Imagine this, the year is 1912 and you are a Newspaper Journalist, and you hear of an invention called the RADIO & its great potential in journalism, wouldn’t you be worried? Now imagine, the year is 1950 and you are a radio journalist and there is a huge buzz about the latest invention called TELEVISION, would you have panicked? Journalism is a profession that has undergone a Darwinian process of evolution, from the talking drums and smoke signals to town criers and information posters to telegrams and newspapers to radio and television and now the internet and mobile telephony.
New or advanced technologies are often seen as a hindrance or a threat by what may be perceived as already “established” professions e.g. Computers to the “then” Secretary with her loyal typewriter, the digital watch to the “then” watch maker, the tractor to the “then” farmer with his hoe etc. This article is in relation to the current to be “then” journalist to his/her pen. Gone are the days of writing stories in shorthand and typing them later in the newsroom. Technology has been creeping into all professions and hasn’t spared the fourth estate and this is witnessed in all levels and departments i.e. from editorial to printing, from news gathering to news dissemination etc . It’s purpose has become synonymous with the everyday operations of a media house. This has presented an opportunity to Media Houses to use it as an excuse to layoff “unskilled” staff and streamline their operations. In addition new technologies have presented a ubiquitous approach to access news i.e. through mobile phones either by SMS, News Apps or mobile Internet, Computers i.e. through websites, blogs, email newsletters etc. But to be fair to Media Houses, Samantha Spooner, a New Media practising journalist from a prominent Kenyan media house, states that some media houses are forced to invest in their staff to bring them up to speed but the reality of the situation is that following strict editorial policy for so long has made them resistant to this evolution. She continues further to indicate that
it has been a long time since such an evolution revolution occurred and they aren’t as dynamic as before!
Those who create, develop and invest in new technologies are the ones who write the rules of tomorrow.

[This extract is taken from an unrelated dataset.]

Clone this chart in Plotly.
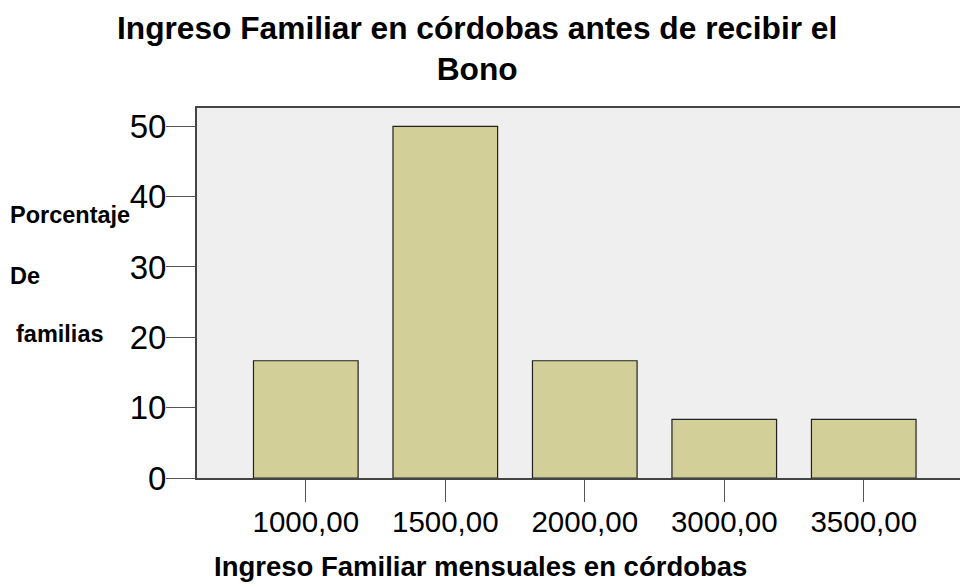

As much as we acknowledge the presence and purpose of such technology whether software or hardware, journalists are yet to fully or partially explore its potential. In recent training workshops on Development Journalism sponsored by UNDP, the session on New Media seemed to be an eye opener and a beginners class on New Media rather than a deliberation of how New Media can be used in sparring Development Journalism. This is where it came to my realisation that as much as we know of somethings availability do we really know what it really is and how it can be used to one’s advantage? During the training sessions, we came to see how elaborating to the journalist with the basic knowledge of New Media empowers them to improve their methodology in reporting in terms of increased news collection, faster dissemination and improve creativity. Kenyan reporters are dynamic, versatile and resilient and I witnessed this in Mombasa earlier in the year where in the middle of a workshop journalists armed with a mobile phone, camera and a laptop were able to stay attentive in the training sessions while gather and send stories back to their respective news rooms. As I witnessed this impressive sight I could not help but wonder whether a huge majority Kenyan Journalists operate similarly to caged fleas that are not aware of how far they can jump.
journalists and the media in general urgently need to comprehend the New World.
He was in particular referring to New Media facilitating for Citizen Journalism to flourish for it is more grassroots’ and does not require much skill to execute.